— Aim —
For the entries below, how many lines include the word "this"? Give the figure and nothing more.

━━━━━ Records shown

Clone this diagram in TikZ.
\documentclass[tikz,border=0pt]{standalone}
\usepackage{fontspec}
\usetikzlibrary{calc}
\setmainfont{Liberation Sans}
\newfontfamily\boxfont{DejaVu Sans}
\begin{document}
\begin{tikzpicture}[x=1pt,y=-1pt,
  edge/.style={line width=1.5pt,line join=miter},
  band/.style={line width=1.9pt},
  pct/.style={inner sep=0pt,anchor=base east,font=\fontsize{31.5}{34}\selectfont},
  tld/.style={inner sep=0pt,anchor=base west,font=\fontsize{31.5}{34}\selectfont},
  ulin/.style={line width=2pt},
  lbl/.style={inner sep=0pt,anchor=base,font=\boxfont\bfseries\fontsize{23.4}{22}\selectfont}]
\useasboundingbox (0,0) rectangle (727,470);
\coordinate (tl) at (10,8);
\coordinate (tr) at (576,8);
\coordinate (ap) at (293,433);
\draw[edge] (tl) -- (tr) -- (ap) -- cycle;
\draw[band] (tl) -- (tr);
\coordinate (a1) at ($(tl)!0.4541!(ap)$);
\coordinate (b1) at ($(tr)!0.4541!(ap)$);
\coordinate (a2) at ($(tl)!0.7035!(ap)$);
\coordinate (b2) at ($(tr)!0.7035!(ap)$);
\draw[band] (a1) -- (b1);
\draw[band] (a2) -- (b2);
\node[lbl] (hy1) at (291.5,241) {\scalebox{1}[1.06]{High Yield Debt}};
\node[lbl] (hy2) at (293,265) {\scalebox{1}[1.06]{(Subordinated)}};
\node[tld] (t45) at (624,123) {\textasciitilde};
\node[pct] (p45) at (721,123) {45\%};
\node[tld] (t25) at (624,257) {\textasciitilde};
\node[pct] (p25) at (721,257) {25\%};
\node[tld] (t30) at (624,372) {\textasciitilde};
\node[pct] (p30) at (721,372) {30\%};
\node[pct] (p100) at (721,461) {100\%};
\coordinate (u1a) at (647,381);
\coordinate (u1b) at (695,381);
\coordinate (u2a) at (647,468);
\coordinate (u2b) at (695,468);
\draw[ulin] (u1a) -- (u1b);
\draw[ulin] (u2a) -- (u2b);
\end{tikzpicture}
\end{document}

━━━━━━━━━━
━━━━━ Records shown

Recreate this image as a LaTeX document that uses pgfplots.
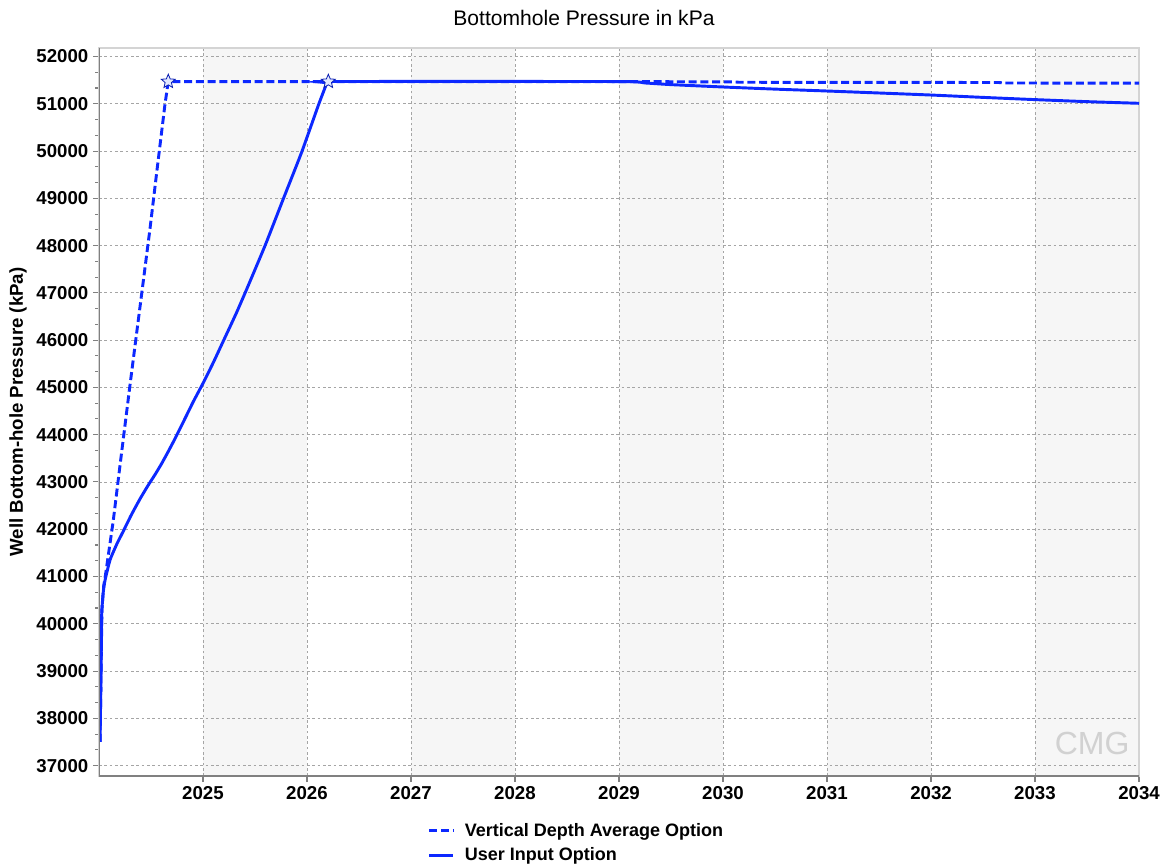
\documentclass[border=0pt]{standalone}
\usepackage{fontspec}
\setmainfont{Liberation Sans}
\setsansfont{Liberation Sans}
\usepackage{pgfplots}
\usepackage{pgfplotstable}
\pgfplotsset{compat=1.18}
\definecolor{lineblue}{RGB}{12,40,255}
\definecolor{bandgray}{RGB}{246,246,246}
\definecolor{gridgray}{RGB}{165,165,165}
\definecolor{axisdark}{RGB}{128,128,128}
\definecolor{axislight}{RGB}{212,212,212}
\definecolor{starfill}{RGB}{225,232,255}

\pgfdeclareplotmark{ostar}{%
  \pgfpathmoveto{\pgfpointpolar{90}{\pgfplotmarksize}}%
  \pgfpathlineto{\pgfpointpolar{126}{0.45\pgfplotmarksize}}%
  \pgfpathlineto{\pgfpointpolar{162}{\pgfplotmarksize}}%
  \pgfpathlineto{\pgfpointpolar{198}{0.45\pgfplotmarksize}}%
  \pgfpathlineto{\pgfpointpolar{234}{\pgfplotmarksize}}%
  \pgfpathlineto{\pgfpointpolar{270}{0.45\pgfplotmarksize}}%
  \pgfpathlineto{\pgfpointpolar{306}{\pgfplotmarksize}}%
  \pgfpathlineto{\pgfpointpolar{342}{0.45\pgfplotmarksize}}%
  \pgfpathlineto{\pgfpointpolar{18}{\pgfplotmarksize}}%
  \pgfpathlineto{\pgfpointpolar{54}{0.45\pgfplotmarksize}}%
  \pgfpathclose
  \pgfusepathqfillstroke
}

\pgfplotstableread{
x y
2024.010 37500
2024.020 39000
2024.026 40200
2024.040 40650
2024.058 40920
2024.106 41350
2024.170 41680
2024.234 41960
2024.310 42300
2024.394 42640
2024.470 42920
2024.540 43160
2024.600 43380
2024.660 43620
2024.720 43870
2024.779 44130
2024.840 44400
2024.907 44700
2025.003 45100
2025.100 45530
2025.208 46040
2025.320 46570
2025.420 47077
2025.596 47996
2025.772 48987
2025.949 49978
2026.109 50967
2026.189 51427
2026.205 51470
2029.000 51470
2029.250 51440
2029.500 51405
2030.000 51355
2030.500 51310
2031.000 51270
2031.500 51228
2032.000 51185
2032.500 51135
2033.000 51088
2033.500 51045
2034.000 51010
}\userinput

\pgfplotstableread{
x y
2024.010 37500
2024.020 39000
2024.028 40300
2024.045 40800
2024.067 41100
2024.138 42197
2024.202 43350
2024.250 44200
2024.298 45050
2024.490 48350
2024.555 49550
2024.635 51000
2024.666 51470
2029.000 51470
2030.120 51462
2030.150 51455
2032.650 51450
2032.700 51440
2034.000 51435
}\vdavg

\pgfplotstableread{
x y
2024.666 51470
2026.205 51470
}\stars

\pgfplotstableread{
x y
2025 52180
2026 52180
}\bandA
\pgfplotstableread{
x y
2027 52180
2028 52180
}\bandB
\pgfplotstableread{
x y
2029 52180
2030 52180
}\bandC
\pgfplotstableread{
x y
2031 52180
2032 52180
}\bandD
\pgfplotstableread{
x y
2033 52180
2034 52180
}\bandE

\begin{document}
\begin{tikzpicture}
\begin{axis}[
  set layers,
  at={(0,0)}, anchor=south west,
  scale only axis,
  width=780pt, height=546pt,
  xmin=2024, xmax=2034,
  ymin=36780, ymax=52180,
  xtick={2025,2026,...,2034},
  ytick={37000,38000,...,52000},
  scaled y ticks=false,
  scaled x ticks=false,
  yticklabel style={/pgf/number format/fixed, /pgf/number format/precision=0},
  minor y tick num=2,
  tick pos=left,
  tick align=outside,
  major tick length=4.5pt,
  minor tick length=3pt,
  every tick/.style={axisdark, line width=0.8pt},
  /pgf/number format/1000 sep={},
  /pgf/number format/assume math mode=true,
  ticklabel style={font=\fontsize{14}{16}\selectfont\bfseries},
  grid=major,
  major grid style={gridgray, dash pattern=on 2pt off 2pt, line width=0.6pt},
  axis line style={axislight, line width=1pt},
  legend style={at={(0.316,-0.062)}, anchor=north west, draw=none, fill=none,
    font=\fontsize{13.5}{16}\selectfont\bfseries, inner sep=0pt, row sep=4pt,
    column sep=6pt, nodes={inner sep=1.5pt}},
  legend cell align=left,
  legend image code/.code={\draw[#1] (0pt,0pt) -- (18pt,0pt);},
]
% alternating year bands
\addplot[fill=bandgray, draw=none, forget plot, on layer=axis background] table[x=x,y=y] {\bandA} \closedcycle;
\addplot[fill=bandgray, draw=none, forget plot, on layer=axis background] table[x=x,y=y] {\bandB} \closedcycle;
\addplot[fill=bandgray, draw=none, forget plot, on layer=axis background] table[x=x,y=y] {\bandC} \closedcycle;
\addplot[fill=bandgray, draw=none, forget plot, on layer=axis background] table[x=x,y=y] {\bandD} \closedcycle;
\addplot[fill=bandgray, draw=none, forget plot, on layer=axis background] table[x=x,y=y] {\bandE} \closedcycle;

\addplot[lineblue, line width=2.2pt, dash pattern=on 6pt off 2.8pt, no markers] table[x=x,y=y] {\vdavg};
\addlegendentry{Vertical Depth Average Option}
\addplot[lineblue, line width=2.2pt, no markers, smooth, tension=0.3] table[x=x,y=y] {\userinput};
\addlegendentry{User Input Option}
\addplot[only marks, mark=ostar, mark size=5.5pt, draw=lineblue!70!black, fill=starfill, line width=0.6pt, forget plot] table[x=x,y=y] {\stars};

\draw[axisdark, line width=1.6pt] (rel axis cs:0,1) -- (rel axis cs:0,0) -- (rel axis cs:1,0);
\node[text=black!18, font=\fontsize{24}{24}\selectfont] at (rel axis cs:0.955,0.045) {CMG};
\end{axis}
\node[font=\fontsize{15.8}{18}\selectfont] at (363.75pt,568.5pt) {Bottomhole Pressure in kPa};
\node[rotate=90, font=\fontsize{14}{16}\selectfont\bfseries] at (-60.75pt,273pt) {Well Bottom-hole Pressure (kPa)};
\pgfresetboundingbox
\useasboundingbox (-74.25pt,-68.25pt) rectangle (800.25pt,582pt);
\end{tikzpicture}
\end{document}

━━━━━━━━━━
━━━━━ Records shown

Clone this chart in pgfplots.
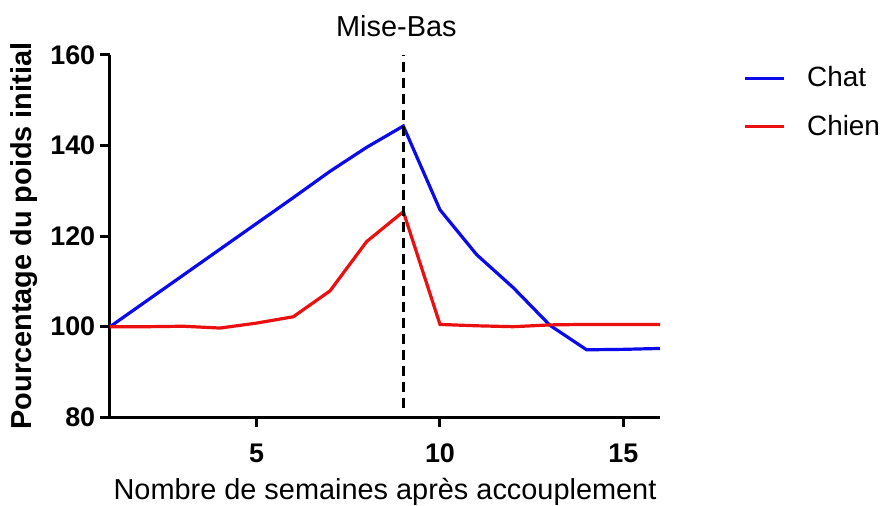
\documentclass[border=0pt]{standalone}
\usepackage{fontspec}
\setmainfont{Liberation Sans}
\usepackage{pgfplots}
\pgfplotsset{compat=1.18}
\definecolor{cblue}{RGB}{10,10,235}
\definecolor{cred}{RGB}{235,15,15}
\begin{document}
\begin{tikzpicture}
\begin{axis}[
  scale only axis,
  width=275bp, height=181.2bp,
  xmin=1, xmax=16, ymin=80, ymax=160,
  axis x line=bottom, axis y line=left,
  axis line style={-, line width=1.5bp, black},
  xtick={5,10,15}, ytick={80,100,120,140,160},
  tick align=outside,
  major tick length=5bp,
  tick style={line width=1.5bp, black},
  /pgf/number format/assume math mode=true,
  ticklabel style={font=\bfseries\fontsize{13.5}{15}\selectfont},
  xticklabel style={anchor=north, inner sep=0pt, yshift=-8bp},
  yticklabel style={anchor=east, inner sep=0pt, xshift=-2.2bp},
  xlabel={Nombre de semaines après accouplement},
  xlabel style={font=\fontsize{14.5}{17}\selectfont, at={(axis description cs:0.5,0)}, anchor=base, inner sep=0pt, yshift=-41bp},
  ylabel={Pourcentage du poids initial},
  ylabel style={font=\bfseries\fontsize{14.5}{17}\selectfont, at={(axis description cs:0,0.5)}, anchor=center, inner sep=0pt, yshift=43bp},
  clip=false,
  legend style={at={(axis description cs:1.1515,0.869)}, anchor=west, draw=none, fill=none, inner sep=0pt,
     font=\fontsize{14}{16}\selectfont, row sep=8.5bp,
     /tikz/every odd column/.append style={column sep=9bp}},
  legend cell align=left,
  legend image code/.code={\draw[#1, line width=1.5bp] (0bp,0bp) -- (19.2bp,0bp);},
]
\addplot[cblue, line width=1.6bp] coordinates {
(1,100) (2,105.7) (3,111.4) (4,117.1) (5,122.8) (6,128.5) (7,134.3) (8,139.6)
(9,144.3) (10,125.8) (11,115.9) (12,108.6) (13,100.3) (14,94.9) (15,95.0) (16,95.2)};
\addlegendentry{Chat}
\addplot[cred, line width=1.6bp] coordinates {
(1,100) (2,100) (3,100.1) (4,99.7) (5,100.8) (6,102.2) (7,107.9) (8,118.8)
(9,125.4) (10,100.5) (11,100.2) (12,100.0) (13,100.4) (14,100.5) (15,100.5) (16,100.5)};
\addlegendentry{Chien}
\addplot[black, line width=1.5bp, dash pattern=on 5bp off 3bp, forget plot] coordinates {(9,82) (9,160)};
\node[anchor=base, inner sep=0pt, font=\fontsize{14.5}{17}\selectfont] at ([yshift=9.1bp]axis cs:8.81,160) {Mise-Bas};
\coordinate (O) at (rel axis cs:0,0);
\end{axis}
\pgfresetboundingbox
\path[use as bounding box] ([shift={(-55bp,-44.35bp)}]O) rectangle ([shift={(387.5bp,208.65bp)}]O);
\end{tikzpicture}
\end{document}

━━━━━━━━━━

— Exercise result —
3